[step:Build the simulation states $Q_q$ for $q \in Q_D$]
For each state $q \in Q_D$, introduce a dedicated simulation state $q^\sharp$ in the register machine, meant to represent "the DFA is currently in state $q$, and the remaining unread input is in register $1$." These states are pairwise distinct and disjoint from $Q_{\text{rev}}$.
*Transition from $q^\sharp$ for $q \in Q_D$.* We describe the instruction $P^\sharp(q^\sharp)$:
Read register $1$. Two cases based on the read instruction's branch:
- If register $1$ is empty ($\varepsilon$ branch), the simulation has consumed all of $w$ and the DFA's current state is $q$. Branch to the *accept* state $q_{\text{acc}}$ if $q \in F$, or to the *reject* state $q_{\text{rej}}$ if $q \notin F$. This branching is not a dynamic decision — $q \in F$ or not is fixed at construction time for each $q$, so each $q^\sharp$ is hard-wired to go to either $q_{\text{acc}}$ or $q_{\text{rej}}$ on the $\varepsilon$ branch.
- If register $1$ is non-empty and the read instruction returns letter $b \in \Sigma$, branch to state $\delta(q, b)^\sharp$. Again, $\delta(q, b)$ is fixed at construction time, so the branch target for each $(q, b)$ pair is hard-wired.
[claim:With start state $q_0^\sharp$ and simulation states $\{q^\sharp : q \in Q_D\}$, the sub-machine $M_{\text{sim}}$ just described simulates the DFA $D$ on the input stored in register $1$, consuming it letter-by-letter, so long as the input in register $1$ is $\text{rev}(w)$ for some $w \in \Sigma^*$]
Let $w = b_1 \cdots b_n \in \Sigma^*$ and suppose at the start of $M_{\text{sim}}$ (state $q_0^\sharp$) register $1$ contains $\text{rev}(w) = b_n b_{n-1} \cdots b_1$. By induction on $t \in \{0, 1, \ldots, n\}$, we show that after $t$ iterations of the simulation loop, the current state is $\hat{\delta}(q_0, b_1 \cdots b_t)^\sharp$ and register $1$ contains $b_n b_{n-1} \cdots b_{t+1}$.
Base $t = 0$: start state is $q_0^\sharp = \hat{\delta}(q_0, \varepsilon)^\sharp$, and register $1$ contains $b_n \cdots b_1$, matching.
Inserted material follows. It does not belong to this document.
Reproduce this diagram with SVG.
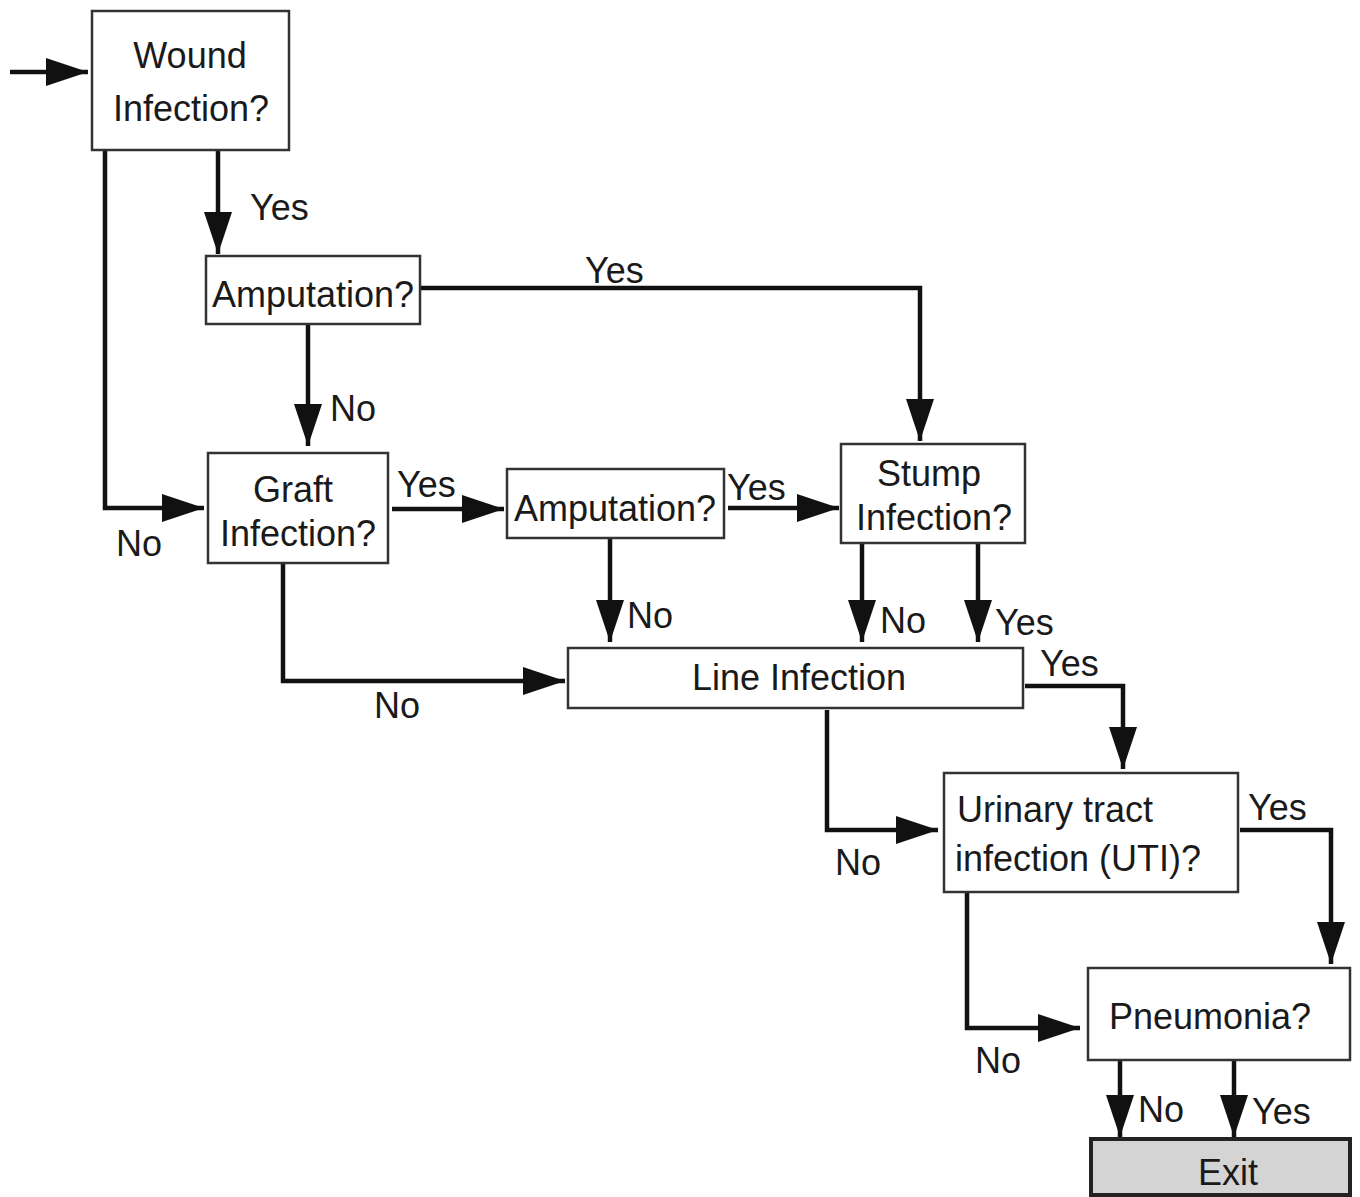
<svg xmlns="http://www.w3.org/2000/svg" width="1360" height="1197" viewBox="0 0 1360 1197">
<style>
.box{fill:#fff;stroke:#333;stroke-width:2.5}
.exit{fill:#d4d4d4;stroke:#222;stroke-width:4}
text{font-family:"Liberation Sans",Arial,sans-serif;font-size:36px;fill:#1a1a1a}
.c{text-anchor:middle}
.ln{fill:none;stroke:#111;stroke-width:4.5;marker-end:url(#ah)}
</style>
<defs>
<marker id="ah" markerUnits="userSpaceOnUse" markerWidth="44" markerHeight="30" refX="42" refY="14" orient="auto">
<path d="M0,0 L42,14 L0,28 Z" fill="#111"/>
</marker>
</defs>
<rect width="1360" height="1197" fill="#fff"/>
<g id="connectors">
<path class="ln" d="M10,72 H88"/>
<path class="ln" d="M218,150 V254"/>
<path class="ln" d="M105,150 V508 H204"/>
<path class="ln" d="M420,288 H920 V441"/>
<path class="ln" d="M308,324 V446"/>
<path class="ln" d="M392,509 H504"/>
<path class="ln" d="M728,508 H839"/>
<path class="ln" d="M610,538 V642"/>
<path class="ln" d="M862,543 V642"/>
<path class="ln" d="M978,543 V642"/>
<path class="ln" d="M283,563 V681 H565"/>
<path class="ln" d="M1025,686 H1123 V769"/>
<path class="ln" d="M827,710 V830 H938"/>
<path class="ln" d="M1240,830 H1331 V964"/>
<path class="ln" d="M967,892 V1028 H1080"/>
<path class="ln" d="M1120,1060 V1137"/>
<path class="ln" d="M1234,1060 V1137"/>
<text x="250" y="220">Yes</text>
<text x="116" y="556">No</text>
<text x="585" y="283">Yes</text>
<text x="330" y="421">No</text>
<text x="397" y="497">Yes</text>
<text x="727" y="500">Yes</text>
<text x="627" y="628">No</text>
<text x="880" y="633">No</text>
<text x="995" y="635">Yes</text>
<text x="374" y="718">No</text>
<text x="1040" y="676">Yes</text>
<text x="835" y="875">No</text>
<text x="1248" y="820">Yes</text>
<text x="975" y="1073">No</text>
<text x="1138" y="1122">No</text>
<text x="1252" y="1124">Yes</text>
</g>
<g id="wound">
<rect class="box" x="92" y="11" width="197" height="139"/>
<text class="c" x="190" y="68">Wound</text>
<text class="c" x="191" y="121">Infection?</text>
</g>
<g id="amputation1">
<rect class="box" x="206" y="256" width="214" height="68"/>
<text class="c" x="313" y="307">Amputation?</text>
</g>
<g id="graft">
<rect class="box" x="208" y="453" width="180" height="110"/>
<text class="c" x="293" y="502">Graft</text>
<text class="c" x="298" y="546">Infection?</text>
</g>
<g id="amputation2">
<rect class="box" x="507" y="469" width="217" height="69"/>
<text class="c" x="615" y="521">Amputation?</text>
</g>
<g id="stump">
<rect class="box" x="841" y="444" width="184" height="99"/>
<text class="c" x="929" y="486">Stump</text>
<text class="c" x="934" y="530">Infection?</text>
</g>
<g id="line-infection">
<rect class="box" x="568" y="648" width="455" height="60"/>
<text class="c" x="799" y="690">Line Infection</text>
</g>
<g id="uti">
<rect class="box" x="944" y="773" width="294" height="119"/>
<text x="957" y="822">Urinary tract</text>
<text x="955" y="871">infection (UTI)?</text>
</g>
<g id="pneumonia">
<rect class="box" x="1088" y="968" width="262" height="92"/>
<text class="c" x="1210" y="1029">Pneumonia?</text>
</g>
<g id="exit">
<rect class="exit" x="1091" y="1139" width="259" height="56"/>
<text class="c" x="1228" y="1185">Exit</text>
</g>
</svg>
Inductive step. Assume at iteration $t$ the current state is $\hat{\delta}(q_0, b_1 \cdots b_t)^\sharp$ and register $1$ contains $b_n \cdots b_{t+1}$. The instruction at $\hat{\delta}(q_0, b_1 \cdots b_t)^\sharp$ reads register $1$; the last letter of register $1$ is $b_{t+1}$ (the rightmost letter of $b_n \cdots b_{t+1}$), so the read returns $b_{t+1}$ and the register's new contents are $b_n \cdots b_{t+2}$. The branch target for letter $b_{t+1}$ at state $\hat{\delta}(q_0, b_1 \cdots b_t)^\sharp$ is $\delta(\hat{\delta}(q_0, b_1 \cdots b_t), b_{t+1})^\sharp = \hat{\delta}(q_0, b_1 \cdots b_{t+1})^\sharp$ by the recursive definition of $\hat{\delta}$. This matches the invariant at step $t + 1$.
At step $t = n$, the state is $\hat{\delta}(q_0, w)^\sharp$ and register $1$ is empty. The next read returns $\varepsilon$, and by the hard-wired branching at $\hat{\delta}(q_0, w)^\sharp$, the sub-machine enters $q_{\text{acc}}$ if $\hat{\delta}(q_0, w) \in F$ (equivalently $w \in L$) or $q_{\text{rej}}$ if $w \notin L$.